Oct. 2, 1856: Near the end of his term, President Franklin Pierce visits Concord to stump for James Buchanan, the Democrat nominated to succeed him. Pierce is greeted with a great parade and reception downtown. A fine horseman, he himself rides in the procession down Main Street.


Oct. 2, 1918: Two Concord soldiers – Marine Lieutenant Paul Corriveau and Private Herbert C. Drew – die in France on the same day. Corriveau is killed in action; Drew succumbs to pneumonia. Drew’s mother will call the Monitor’s attention to the coincidence that 20 years before, the two men were in the same kindergarten class at Walker School.


Oct. 2, 1929: Vincent Cozzi of Albin Street in Concord is the sculptor of a fully equipped 6-foot doughboy being carved from a 3-ton block of granite at Swenson Granite Co. When it is completed, the statue will be shipped to Harrisonville, Mo., to stand in the square as a memorial to that town’s World War dead. Cozzi is using a photo of a Missouri soldier as a model for his statue, which he expects will take eight weeks to complete.
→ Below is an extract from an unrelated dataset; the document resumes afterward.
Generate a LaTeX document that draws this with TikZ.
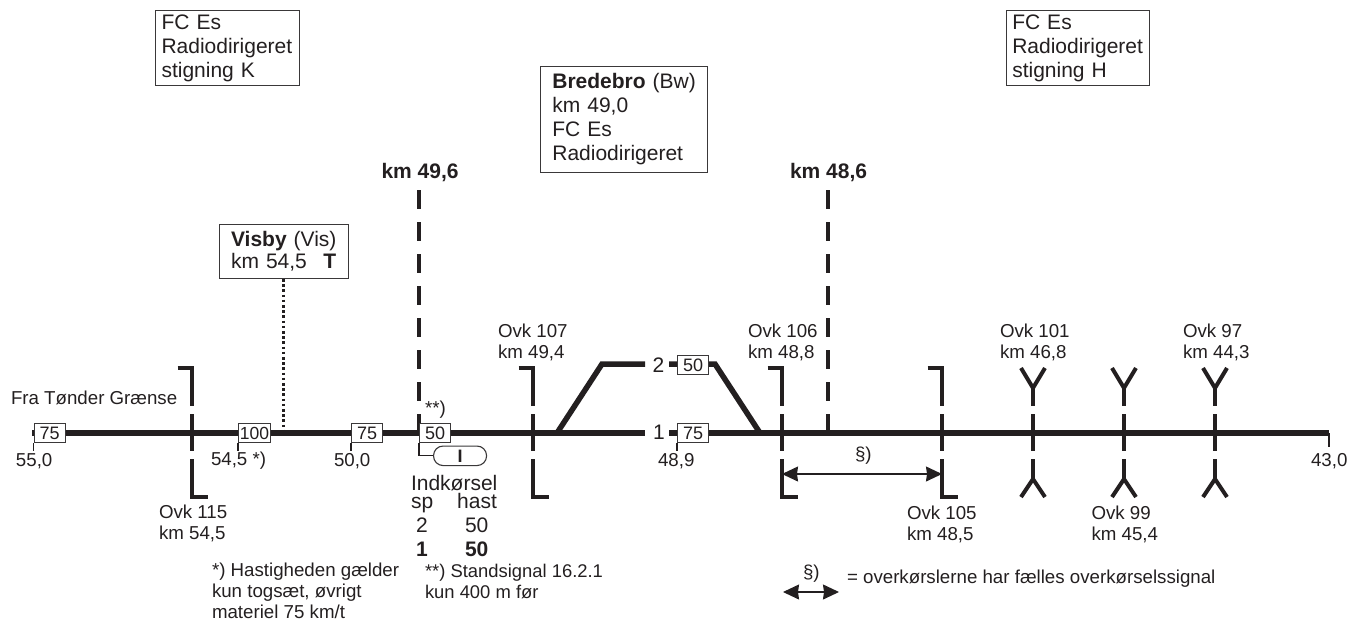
\documentclass[tikz,border=0pt]{standalone}
\usepackage{fontspec}
\setmainfont{Liberation Sans}
\usetikzlibrary{arrows.meta,calc}
\definecolor{ink}{HTML}{231F20}
\definecolor{edge}{HTML}{3A3839}
\newcommand\bigfs{\fontsize{21}{24}\selectfont}
\newcommand\smallfs{\fontsize{18.7}{21}\selectfont}
\tikzset{
  lbl/.style={anchor=base west,inner sep=0pt,outer sep=0pt,text=ink,font=\smallfs,align=left},
  biglbl/.style={lbl,font=\bigfs},
  infobox/.style={draw=edge,line width=1.1pt,fill=white,anchor=north west,inner sep=0pt,text=ink,font=\bigfs,align=left},
  speedbox/.style={draw=edge,line width=1.1pt,fill=white,anchor=north west,inner sep=0pt,minimum width=31pt,minimum height=19pt,text=ink,font=\fontsize{18}{20}\selectfont},
  track/.style={draw=ink,line width=5.5pt},
  crossing/.style={draw=ink,line width=4pt},
  tick/.style={draw=ink,line width=1.1pt},
  kmline/.style={draw=ink,line width=4.2pt,dash pattern=on 19pt off 13pt},
  dimarrow/.style={draw=ink,line width=1.1pt,{Stealth[length=16pt,width=15pt,inset=1pt]}-{Stealth[length=16pt,width=15pt,inset=1pt]}},
}
\newcommand\crossstem[1]{\draw[crossing] (#1,414) -- (#1,451);}
\newcommand\bracketcross[1]{%
  \draw[crossing,line join=miter] (#1-14.5,367.5) -- (#1,367.5) -- (#1,406);
  \crossstem{#1}
  \draw[crossing,line join=miter] (#1,459) -- (#1,497) -- (#1+15.5,497);}
\newcommand\forkcross[1]{%
  \draw[crossing,line join=miter] (#1-12,368) -- (#1,388) -- (#1+12,368);
  \draw[crossing] (#1,388) -- (#1,406);
  \crossstem{#1}
  \draw[crossing] (#1,459) -- (#1,479);
  \draw[crossing,line join=miter] (#1-12,497) -- (#1,479) -- (#1+12,497);}
\begin{document}
\begin{tikzpicture}[x=1pt,y=-1pt]
\useasboundingbox (0,0) rectangle (1347,622);
% km lines
\coordinate (k496top) at (419,190);
\coordinate (k496bot) at (419,433);
\coordinate (k486top) at (828,190);
\coordinate (k486bot) at (828,433);
\draw[kmline] (k496top) -- (k496bot);
\draw[kmline] (k486top) -- (k486bot);
\node[lbl,font=\bigfs\bfseries] (km496) at (381.5,178) {km 49,6};
\node[lbl,font=\bigfs\bfseries] (km486) at (790,178) {km 48,6};
% crossings
\bracketcross{192}
\bracketcross{533}
\bracketcross{782}
\bracketcross{942}
\forkcross{1033}
\forkcross{1124}
\forkcross{1215}
% info boxes
\node[infobox,minimum width=144pt,minimum height=75.5pt,text width=144pt] (fck) at (155,9.7) {\hspace*{6pt}FC Es\\\hspace*{6pt}Radiodirigeret\\\hspace*{6pt}stigning K};
\node[infobox,minimum width=143.5pt,minimum height=75.5pt,text width=143.5pt] (fch) at (1005.7,9.7) {\hspace*{6pt}FC Es\\\hspace*{6pt}Radiodirigeret\\\hspace*{6pt}stigning H};
\node[infobox,minimum width=167pt,minimum height=106pt,text width=167pt] (bre) at (540.3,65.7) {\hspace*{11.5pt}\textbf{Bredebro} (Bw)\\\hspace*{11.5pt}km 49,0\\\hspace*{11.5pt}FC Es\\\hspace*{11.5pt}Radiodirigeret};
\node[infobox,minimum width=129pt,minimum height=53.5pt,text width=129pt,font=\fontsize{21}{22}\selectfont] (vis) at (219,224.3) {\hspace*{11.5pt}\textbf{Visby} (Vis)\\\hspace*{11.5pt}km 54,5\hspace*{16.5pt}\textbf{T}};
\coordinate (visfoot) at (283.5,433);
\draw[draw=ink,line width=2.6pt,dash pattern=on 2.6pt off 2.6pt] (vis.south -| visfoot) -- (visfoot);
% track
\coordinate (t1a) at (32,433);
\coordinate (t1b) at (645,433);
\coordinate (t1c) at (669,433);
\coordinate (t1d) at (1329,433);
\coordinate (swl) at (557,433);
\coordinate (swr) at (760,433);
\coordinate (t2a) at (602,364);
\coordinate (t2b) at (645,364);
\coordinate (t2c) at (669,364);
\coordinate (t2d) at (715,364);
\draw[track] (t1a) -- (t1b);
\draw[track] (t1c) -- (t1d);
\draw[track,line join=miter] (swl) -- (t2a) -- (t2b);
\draw[track,line join=miter] (t2c) -- (t2d) -- (swr);
\node[biglbl] (n2) at (652.5,372) {2};
\node[biglbl] (n1) at (653,439.5) {1};
% speed boards
\node[speedbox] (s75a) at (33.5,423) {75};
\node[speedbox,minimum width=32pt,font=\fontsize{17.5}{20}\selectfont] (s100) at (238,423) {100};
\node[speedbox] (s75b) at (351,423) {75};
\node[speedbox] (s50a) at (419,423) {50};
\node[speedbox] (s50b) at (677,355) {50};
\node[speedbox] (s75c) at (677,423) {75};
\foreach \b in {s75a,s100,s75b,s75c}
  \draw[tick] (\b.south west) -- ++(0,8);
\coordinate (endtick) at (1329,447);
\draw[tick] (t1d) -- (endtick);
% section signal
\node[draw=edge,line width=1.1pt,fill=white,rounded corners=9.5pt,minimum width=53pt,minimum height=19.5pt,inner sep=0pt,anchor=north west,text=ink,font=\fontsize{18}{20}\selectfont\bfseries] (sig) at (433,445.5) {I};
\draw[tick] (s50a.south west) |- (sig.west);
% km labels below track
\node[lbl] (l550) at (16,466) {55,0};
\node[lbl] (l545) at (211,465) {54,5 *)};
\node[lbl] (l500) at (334,466) {50,0};
\node[lbl] (l489) at (658,466) {48,9};
\node[lbl] (l430) at (1311,466) {43,0};
\node[lbl] (fra) at (11,404.5) {Fra Tønder Grænse};
\node[lbl] (stars) at (425,414) {**)};
% crossing names
\node[lbl] (o115) at (159,539) {Ovk 115\\km 54,5};
\node[lbl] (o107) at (498,358) {Ovk 107\\km 49,4};
\node[lbl] (o106) at (748,358) {Ovk 106\\km 48,8};
\node[lbl] (o101) at (1000,358) {Ovk 101\\km 46,8};
\node[lbl] (o97) at (1183,358) {Ovk 97\\km 44,3};
\node[lbl] (o105) at (907,540) {Ovk 105\\km 48,5};
\node[lbl] (o99) at (1091.5,540) {Ovk 99\\km 45,4};
% entry table
\node[lbl,font=\fontsize{21}{21}\selectfont] (ind) at (411,508) {Indkørsel\\[-3pt]sp\hspace*{24pt}hast};
\node[biglbl] (r21) at (416,532.5) {2};
\node[biglbl] (r22) at (465,532.5) {50};
\node[biglbl,font=\bigfs\bfseries] (r11) at (416,556.5) {1};
\node[biglbl,font=\bigfs\bfseries] (r12) at (465,556.5) {50};
% footnotes
\node[lbl] (fn1) at (212,618.5) {*) Hastigheden gælder\\kun togsæt, øvrigt\\materiel 75 km/t};
\node[lbl,font=\fontsize{18.4}{21}\selectfont] (fn2) at (425,598) {**) Standsignal 16.2.1\\kun 400 m før};
% common-signal arrows
\coordinate (arA) at (782,474);
\coordinate (arB) at (942,474);
\draw[dimarrow] (arA) -- (arB);
\node[lbl] (par) at (855,460) {§)};
\coordinate (legA) at (783,592);
\coordinate (legB) at (839,592);
\draw[dimarrow] (legA) -- (legB);
\node[lbl] (par2) at (803,578) {§)};
\node[lbl] (leg) at (847,583) {= overkørslerne har fælles overkørselssignal};
\end{tikzpicture}
\end{document}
Oct. 2, 1963: Gov. John King announces the formation of the New Hampshire Commission on the Status of Women. The chairwoman will be Margaret Normandin of Laconia, the vice chairwoman Marion Alexander of Concord. The commission is modeled after a national commission created by President John F. Kennedy in 1961.


Oct. 2, 1990: The U.S. Senate confirms the nomination of David H. Souter of Weare to the U.S. Supreme Court. At the State House in Concord, Souter tells a gathering of well-wishers: “I have been given much and much will be expected from me in return, and I will make that return to you and I will make it in the fullest measure that I can.”


Oct. 2, 2000: Campaigning in Concord, Ralph Nader criticizes the Commission on Presidential Debates, which has excluded him from tonight’s debate in Boston. He says the two major parties “have wasted democracy in this country.”